Dataset items
------------
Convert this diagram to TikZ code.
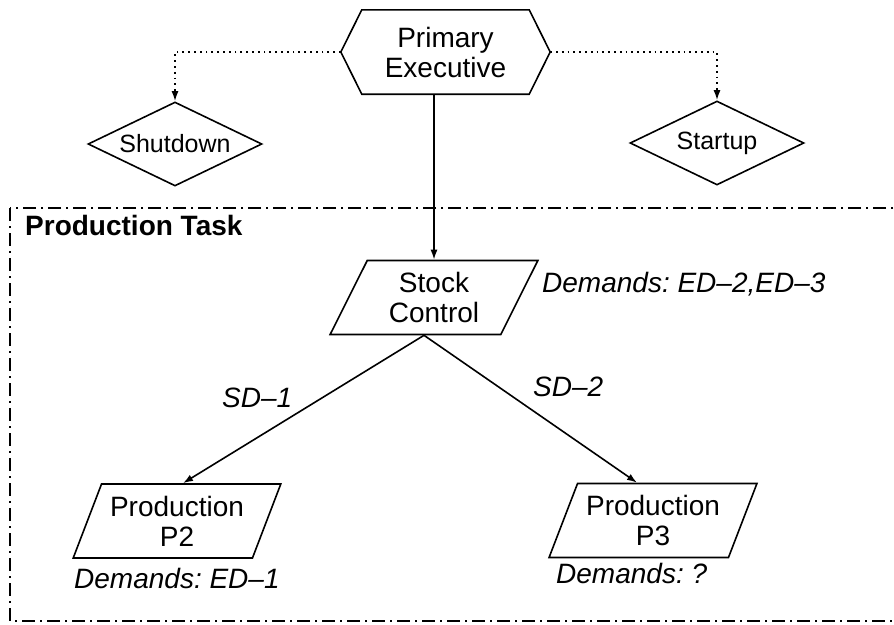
\documentclass[tikz,border=0pt]{standalone}
\usepackage{fontspec}
\setmainfont{Liberation Sans}
\usetikzlibrary{shapes.geometric,arrows.meta,calc}
\frenchspacing
\begin{document}
\begin{tikzpicture}[x=1pt,y=-1pt,
  every node/.style={font=\fontsize{28}{30}\selectfont, align=center},
  ln/.style={line width=1.6pt},
  arr/.style={ln,-{Latex[length=10pt,width=7pt]}},
  dotarr/.style={ln, dash pattern=on 1.8pt off 4pt, -{Latex[length=10pt,width=7pt]}},
  para/.style={trapezium, draw, ln, trapezium left angle=64, trapezium right angle=116,
    trapezium stretches=true, minimum width=208pt, minimum height=74pt, inner sep=1pt},
  dia/.style={diamond, draw, ln, aspect=2, minimum width=174pt, minimum height=84pt,
    inner sep=0pt, font=\fontsize{25}{27}\selectfont},
  lab/.style={font=\fontsize{28}{30}\selectfont\itshape, anchor=base west, inner sep=0pt},
  ttl/.style={font=\fontsize{28}{30}\selectfont\bfseries, anchor=base west, inner sep=0pt},
  taskbox/.style={ln, dash pattern=on 13pt off 5pt on 2pt off 5pt}
]
\useasboundingbox (0,0) rectangle (894,624);
\begin{scope}
  \clip (0,0) rectangle (894,624);
  \draw[taskbox] (10,208) rectangle (910,621);
\end{scope}

% Primary executive (hexagon)
\node (pe) at (445.5,52) [minimum width=167pt, minimum height=84pt, inner sep=0pt] {Primary\\Executive};
\draw[ln] (pe.north west) -- (pe.north east) -- ([xshift=21pt]pe.east) coordinate (per)
  -- (pe.south east) -- (pe.south west) -- ([xshift=-21pt]pe.west) coordinate (pel) -- cycle;

% diamonds
\node[dia] (sd) at (175,144) {Shutdown};
\node[dia] (su) at (717,143) {Startup};
\draw[dotarr] (pel) -| (sd.north);
\draw[dotarr] (per) -| (su.north);

% parallelograms
\node[para] (st) at (434,297.5) {Stock\\Control};
\node[para] (p2) at (177,521) {Production\\P2};
\node[para] (p3) at (653,520.5) {Production\\P3};

\draw[arr] (pe.south -| st.north) -- (st.north);
\coordinate (sb) at ($(st.south)+(-10pt,0)$);
\draw[arr] (sb) -- ([xshift=6pt]p2.north);
\draw[arr] (sb) -- ([xshift=-16pt]p3.north);

% labels
\node[ttl] (pt) at (25,235) {Production Task};
\node[lab] (d23) at (542,292) {Demands: ED–2,ED–3};
\node[lab] (sd1) at (222,407) {SD–1};
\node[lab] (sd2) at (533,396) {SD–2};
\node[lab] (d1) at (74,588) {Demands: ED–1};
\node[lab] (dq) at (556,583) {Demands: ?};
\end{tikzpicture}
\end{document}
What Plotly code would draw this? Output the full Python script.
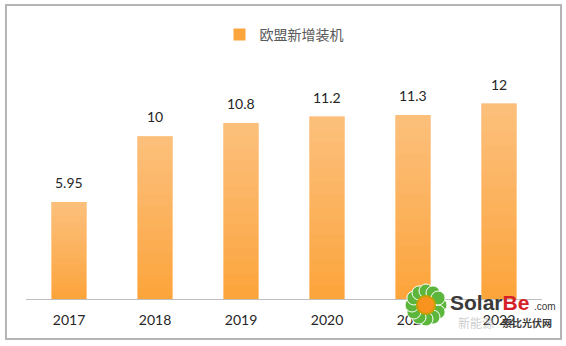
------------
◆ **To do**
Every line from the top of the material above through the line with "-- (pe.south east)" should be duplicated exactly, please; leave out the pictures.

◆ **Solution**
Convert this diagram to TikZ code.
\documentclass[tikz,border=0pt]{standalone}
\usepackage{fontspec}
\setmainfont{Liberation Sans}
\usetikzlibrary{shapes.geometric,arrows.meta,calc}
\frenchspacing
\begin{document}
\begin{tikzpicture}[x=1pt,y=-1pt,
  every node/.style={font=\fontsize{28}{30}\selectfont, align=center},
  ln/.style={line width=1.6pt},
  arr/.style={ln,-{Latex[length=10pt,width=7pt]}},
  dotarr/.style={ln, dash pattern=on 1.8pt off 4pt, -{Latex[length=10pt,width=7pt]}},
  para/.style={trapezium, draw, ln, trapezium left angle=64, trapezium right angle=116,
    trapezium stretches=true, minimum width=208pt, minimum height=74pt, inner sep=1pt},
  dia/.style={diamond, draw, ln, aspect=2, minimum width=174pt, minimum height=84pt,
    inner sep=0pt, font=\fontsize{25}{27}\selectfont},
  lab/.style={font=\fontsize{28}{30}\selectfont\itshape, anchor=base west, inner sep=0pt},
  ttl/.style={font=\fontsize{28}{30}\selectfont\bfseries, anchor=base west, inner sep=0pt},
  taskbox/.style={ln, dash pattern=on 13pt off 5pt on 2pt off 5pt}
]
\useasboundingbox (0,0) rectangle (894,624);
\begin{scope}
  \clip (0,0) rectangle (894,624);
  \draw[taskbox] (10,208) rectangle (910,621);
\end{scope}

% Primary executive (hexagon)
\node (pe) at (445.5,52) [minimum width=167pt, minimum height=84pt, inner sep=0pt] {Primary\\Executive};
\draw[ln] (pe.north west) -- (pe.north east) -- ([xshift=21pt]pe.east) coordinate (per)
  -- (pe.south east) -- (pe.south west) -- ([xshift=-21pt]pe.west) coordinate (pel) -- cycle;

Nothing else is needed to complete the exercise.